I was speechless. “I’ve been running behind for thirteen years?

“Probably more.”

There was only one thing to say. “I apologize. I’ll have the blog by morning.”

“Write it on your calendar!”

Luckily for most of us, other people’s lives don’t depend on our ability to deliver on promises. Luckily, it has happened to most of us before, and we know that it will work itself out with fewer traumas than we imagine in the dark of night.

For me, there will be a period of austerity where I vow to cut back and promise never to get in that position again. I dream of having time to read for fun, to watch the sun set and rise. Just sit. And you know what? This time I really mean it.

23 comments

  • Posted on by Bill Day (North Georgia Mountains)

    Welcome to the Club. As I sit in our North Georgia Mountain Log House, I review each morning my “Things to do” list and it just gets longer and longer. As I work on year 85, I still think that I can do all the things I did at 50. However, the last few years has shown me that I can not. Therefore, I have lowered my expectations, not that I like it, but reality has taken over. Have a nice Thanksgiving.

  • Posted on by Dan Cohen

    Sounds like a nice walk would be nice. But in lieu of that here is a virtual hug (( ))

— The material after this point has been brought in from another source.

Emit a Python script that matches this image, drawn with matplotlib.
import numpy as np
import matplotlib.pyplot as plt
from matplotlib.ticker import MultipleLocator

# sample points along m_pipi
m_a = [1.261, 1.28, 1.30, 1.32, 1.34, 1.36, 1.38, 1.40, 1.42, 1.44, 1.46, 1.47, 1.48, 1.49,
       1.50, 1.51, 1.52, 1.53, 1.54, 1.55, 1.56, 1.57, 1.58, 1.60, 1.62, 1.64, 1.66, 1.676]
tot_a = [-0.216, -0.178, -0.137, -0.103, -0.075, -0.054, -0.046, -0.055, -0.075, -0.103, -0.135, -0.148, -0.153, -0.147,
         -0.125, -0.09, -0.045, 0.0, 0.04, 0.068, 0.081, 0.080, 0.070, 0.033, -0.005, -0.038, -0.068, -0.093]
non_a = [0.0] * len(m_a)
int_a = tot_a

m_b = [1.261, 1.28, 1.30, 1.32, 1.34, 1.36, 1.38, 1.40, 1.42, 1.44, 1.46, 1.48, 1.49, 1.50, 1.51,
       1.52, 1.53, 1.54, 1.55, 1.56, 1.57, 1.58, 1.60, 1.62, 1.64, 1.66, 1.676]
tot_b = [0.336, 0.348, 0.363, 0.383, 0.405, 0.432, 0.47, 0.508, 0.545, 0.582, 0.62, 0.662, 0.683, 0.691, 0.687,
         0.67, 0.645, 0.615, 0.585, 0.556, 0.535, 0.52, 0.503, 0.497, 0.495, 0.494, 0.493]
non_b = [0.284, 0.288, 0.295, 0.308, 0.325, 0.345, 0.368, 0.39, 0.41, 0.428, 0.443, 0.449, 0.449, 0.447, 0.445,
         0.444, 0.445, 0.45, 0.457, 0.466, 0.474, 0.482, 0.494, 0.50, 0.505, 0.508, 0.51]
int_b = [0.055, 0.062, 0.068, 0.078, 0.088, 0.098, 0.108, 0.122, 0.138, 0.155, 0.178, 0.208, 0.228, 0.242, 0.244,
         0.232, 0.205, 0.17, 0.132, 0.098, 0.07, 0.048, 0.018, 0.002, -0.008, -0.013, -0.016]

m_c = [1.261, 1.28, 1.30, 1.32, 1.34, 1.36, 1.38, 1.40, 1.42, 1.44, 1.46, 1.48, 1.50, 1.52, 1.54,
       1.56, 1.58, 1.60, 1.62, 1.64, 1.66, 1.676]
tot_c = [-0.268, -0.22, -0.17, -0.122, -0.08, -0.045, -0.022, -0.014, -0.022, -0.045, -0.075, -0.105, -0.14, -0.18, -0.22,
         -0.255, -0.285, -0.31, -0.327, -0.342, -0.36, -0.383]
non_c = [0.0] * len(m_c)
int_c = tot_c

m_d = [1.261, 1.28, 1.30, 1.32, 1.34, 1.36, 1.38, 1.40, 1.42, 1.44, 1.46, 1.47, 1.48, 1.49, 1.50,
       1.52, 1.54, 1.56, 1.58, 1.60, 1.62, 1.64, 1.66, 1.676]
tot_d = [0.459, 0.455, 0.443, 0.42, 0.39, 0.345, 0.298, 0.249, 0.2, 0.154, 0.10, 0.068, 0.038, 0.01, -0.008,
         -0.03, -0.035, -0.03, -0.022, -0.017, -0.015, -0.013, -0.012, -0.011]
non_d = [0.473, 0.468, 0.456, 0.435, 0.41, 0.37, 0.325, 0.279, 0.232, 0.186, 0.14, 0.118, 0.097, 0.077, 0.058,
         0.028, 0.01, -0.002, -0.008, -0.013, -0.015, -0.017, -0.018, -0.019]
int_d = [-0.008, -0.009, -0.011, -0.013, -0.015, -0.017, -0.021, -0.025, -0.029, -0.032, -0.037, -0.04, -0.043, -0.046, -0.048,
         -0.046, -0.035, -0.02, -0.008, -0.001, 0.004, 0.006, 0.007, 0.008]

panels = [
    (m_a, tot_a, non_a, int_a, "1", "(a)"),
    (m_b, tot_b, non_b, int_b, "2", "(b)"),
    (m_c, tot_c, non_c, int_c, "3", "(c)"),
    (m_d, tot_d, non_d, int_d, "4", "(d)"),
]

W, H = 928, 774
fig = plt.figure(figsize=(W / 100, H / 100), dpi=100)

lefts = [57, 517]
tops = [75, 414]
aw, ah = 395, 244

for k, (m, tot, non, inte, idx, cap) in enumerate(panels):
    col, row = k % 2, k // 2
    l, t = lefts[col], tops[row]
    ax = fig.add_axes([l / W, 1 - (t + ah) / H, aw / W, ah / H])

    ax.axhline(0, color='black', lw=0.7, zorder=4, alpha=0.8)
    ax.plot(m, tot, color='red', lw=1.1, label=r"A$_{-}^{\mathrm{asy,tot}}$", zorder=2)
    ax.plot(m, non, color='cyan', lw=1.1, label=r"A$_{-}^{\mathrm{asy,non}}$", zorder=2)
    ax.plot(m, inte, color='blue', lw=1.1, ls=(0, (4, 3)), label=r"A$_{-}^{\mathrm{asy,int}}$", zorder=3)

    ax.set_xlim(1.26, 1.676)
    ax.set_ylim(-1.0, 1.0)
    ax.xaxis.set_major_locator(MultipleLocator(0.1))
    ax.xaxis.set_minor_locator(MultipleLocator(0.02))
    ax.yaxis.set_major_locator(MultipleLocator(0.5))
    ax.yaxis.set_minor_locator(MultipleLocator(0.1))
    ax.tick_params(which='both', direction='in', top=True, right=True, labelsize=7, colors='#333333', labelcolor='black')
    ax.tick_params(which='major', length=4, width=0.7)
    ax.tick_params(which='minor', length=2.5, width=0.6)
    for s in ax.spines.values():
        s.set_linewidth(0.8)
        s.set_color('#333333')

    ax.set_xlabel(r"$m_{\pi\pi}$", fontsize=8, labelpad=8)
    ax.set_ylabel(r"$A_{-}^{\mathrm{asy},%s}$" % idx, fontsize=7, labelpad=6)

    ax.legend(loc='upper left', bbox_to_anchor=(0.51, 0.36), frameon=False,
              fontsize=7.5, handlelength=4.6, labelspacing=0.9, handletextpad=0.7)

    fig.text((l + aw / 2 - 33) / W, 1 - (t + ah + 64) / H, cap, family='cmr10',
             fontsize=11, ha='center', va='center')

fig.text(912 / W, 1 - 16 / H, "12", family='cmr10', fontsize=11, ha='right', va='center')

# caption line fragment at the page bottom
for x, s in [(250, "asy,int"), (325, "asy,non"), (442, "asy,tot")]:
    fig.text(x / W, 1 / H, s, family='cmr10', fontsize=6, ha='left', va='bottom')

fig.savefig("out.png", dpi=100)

  • Posted on by James Greer

    I had never heard of you until I watched a YouTube video about the American Prairie Reserve a month ago. After the video I ordered your book Great Plains Bison. Just last night, I saw you on TV here in Nashville (C-Span Cities Tour – Rapid City). I wonder where you will show up next ? No doubt you are a busy man. Footnote: there is a rewilding of sorts here in Middle TN. Mountain Lions have been showing up on trail cameras in the last few years. I hope they eat up some of the deer that keep jumping out in front of my truck.

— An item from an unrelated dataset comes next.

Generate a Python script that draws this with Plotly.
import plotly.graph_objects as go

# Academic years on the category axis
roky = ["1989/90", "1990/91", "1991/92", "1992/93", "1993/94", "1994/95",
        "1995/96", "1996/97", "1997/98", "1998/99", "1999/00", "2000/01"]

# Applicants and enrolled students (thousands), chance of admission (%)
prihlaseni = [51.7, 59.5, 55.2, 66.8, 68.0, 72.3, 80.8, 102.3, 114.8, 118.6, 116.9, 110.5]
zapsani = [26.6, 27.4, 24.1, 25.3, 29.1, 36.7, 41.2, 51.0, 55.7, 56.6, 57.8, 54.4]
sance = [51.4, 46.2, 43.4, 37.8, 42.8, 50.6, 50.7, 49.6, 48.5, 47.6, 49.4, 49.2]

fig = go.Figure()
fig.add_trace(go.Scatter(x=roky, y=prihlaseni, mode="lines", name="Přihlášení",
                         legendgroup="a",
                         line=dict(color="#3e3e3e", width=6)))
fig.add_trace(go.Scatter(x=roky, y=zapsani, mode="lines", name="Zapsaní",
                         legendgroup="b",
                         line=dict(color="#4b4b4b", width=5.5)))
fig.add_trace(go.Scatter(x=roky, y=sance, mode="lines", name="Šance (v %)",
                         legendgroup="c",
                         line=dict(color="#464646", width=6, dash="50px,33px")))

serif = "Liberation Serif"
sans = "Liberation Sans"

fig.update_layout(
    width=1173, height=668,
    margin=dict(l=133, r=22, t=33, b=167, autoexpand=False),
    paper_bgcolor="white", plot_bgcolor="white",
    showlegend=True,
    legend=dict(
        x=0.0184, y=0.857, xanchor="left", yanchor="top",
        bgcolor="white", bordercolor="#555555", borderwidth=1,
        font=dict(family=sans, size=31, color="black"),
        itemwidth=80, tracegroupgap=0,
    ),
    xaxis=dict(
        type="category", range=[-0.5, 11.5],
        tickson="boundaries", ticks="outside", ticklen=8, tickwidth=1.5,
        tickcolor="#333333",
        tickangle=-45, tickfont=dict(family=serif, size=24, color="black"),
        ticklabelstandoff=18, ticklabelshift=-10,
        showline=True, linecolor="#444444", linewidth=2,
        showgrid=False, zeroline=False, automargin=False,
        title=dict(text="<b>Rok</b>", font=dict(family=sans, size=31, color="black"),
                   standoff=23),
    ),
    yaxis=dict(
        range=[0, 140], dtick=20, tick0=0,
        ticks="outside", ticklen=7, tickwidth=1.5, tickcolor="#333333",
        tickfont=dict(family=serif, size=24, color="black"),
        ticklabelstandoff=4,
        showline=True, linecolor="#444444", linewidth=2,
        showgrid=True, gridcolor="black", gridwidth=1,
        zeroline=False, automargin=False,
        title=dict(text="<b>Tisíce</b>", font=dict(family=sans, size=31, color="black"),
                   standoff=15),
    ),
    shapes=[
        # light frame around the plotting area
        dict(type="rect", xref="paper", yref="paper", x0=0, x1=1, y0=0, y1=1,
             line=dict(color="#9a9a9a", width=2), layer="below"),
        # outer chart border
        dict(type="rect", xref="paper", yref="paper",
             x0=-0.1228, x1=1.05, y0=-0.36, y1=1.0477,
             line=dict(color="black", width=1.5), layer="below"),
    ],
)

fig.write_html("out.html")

  • Posted on by Claude Immer

    YES! Dan , you are right!

  • Posted on by Greg Wingfield

    Dan, This truly hits home. Thank you for the clarity and honesty in your writing. I’ll pass forward some advice from a life-long friend – be gentle on yourself! Obviously you know it just isn’t you. You’ve described perfectly how I’ve felt way too often over the past thirty years, and I’m sure many, many of your readers have felt that weight. I left a beautiful little place in the northern Flint Hills of Kansas, one of the factors being the burden of wanting to do so much with it and never seeming to get closer. But now with a little more wisdom and great fortune, I’m taking another shot at “quieting my mind” in a sweet place in Chase County in the central Flint Hills. My wife and I have witnessed many sunrises and sunsets, not by chance, but by making it our daily priority. We’ve somehow managed to stay mostly true to our new motto of being “cheerfully flexible”. Giving ourselves permission to do this has us smiling like never before. My heartfelt wish is that you also give yourself permission to savor those things you’ve had to set aside too often ….you’ve earned it!